Yes, tradionally a UNIX directory has been a "file" whose content
was interpreted a table mapping file names to inodes nums.

Now, in OneFS, that table has become a B-tree structure. 
You wonder whether is is treated as "file data" or metadata 
(like inode time stamps etc) when SSD accelerated is considered.

A couple of points:

- how would that be poor if OneFS wouldn't use
  SSD for accelerating that B-tree structure... ;)

- if only the per-inode metadata would be on SSD,
  then "ls -l" would get accelerated, but a plain "ls" would not.
  Try it out; I've never seen plain "ls" not benefiting from SSD.
  (Of course ls is faster that ls -l, you need to
  compare both, once on SSD and once w/o SSD. And beware the
  global caches in OneFS.)

- finally:

  File Data (32 bytes):
*    Metatree Depth: 1
*    24,17,15077130240:8192
*    25,6,264585084928:8192
*    29,17,1460732805120:8192
*    31,1,1694748631040:8192

That's the four disks onto which your dir
got quadruplicated -- 4x as in the first line of isi get.

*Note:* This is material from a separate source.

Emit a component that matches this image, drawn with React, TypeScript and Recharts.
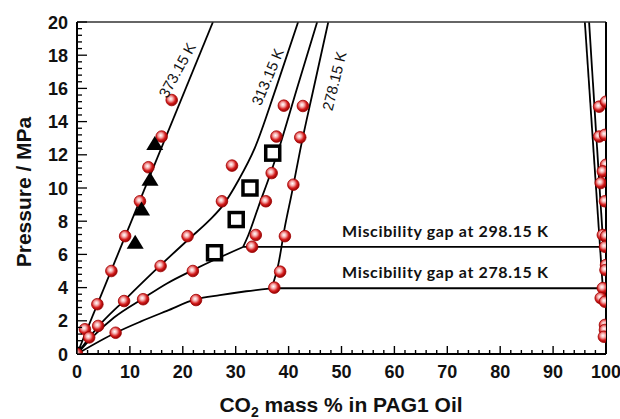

Now my prediction (you might check on your cluster):
One of those four disks is an SSD!
And such will be true for any directory
with SSD acceleration.

For example, 12 is the node ID, not the logical node name (LNN).
Next, 17 is the logical disk num (Lnum), not the bay num.
(The SSDs are bay 1, but can have different Lnums on the nodes.
So I can't tell where the SSD is in your example.) 
I took those relations into account for our X200/SSD pool
and found the prediction to be true for all 200 dirs checked,
-- always one SSD per 4x-protected dir.

While it does not immediately become obvious when looking
at the isi get output, it tells a clear story:
4x protection with metadata on SSD means one of the fours
copies is on SSD, and that one is used for accelated access.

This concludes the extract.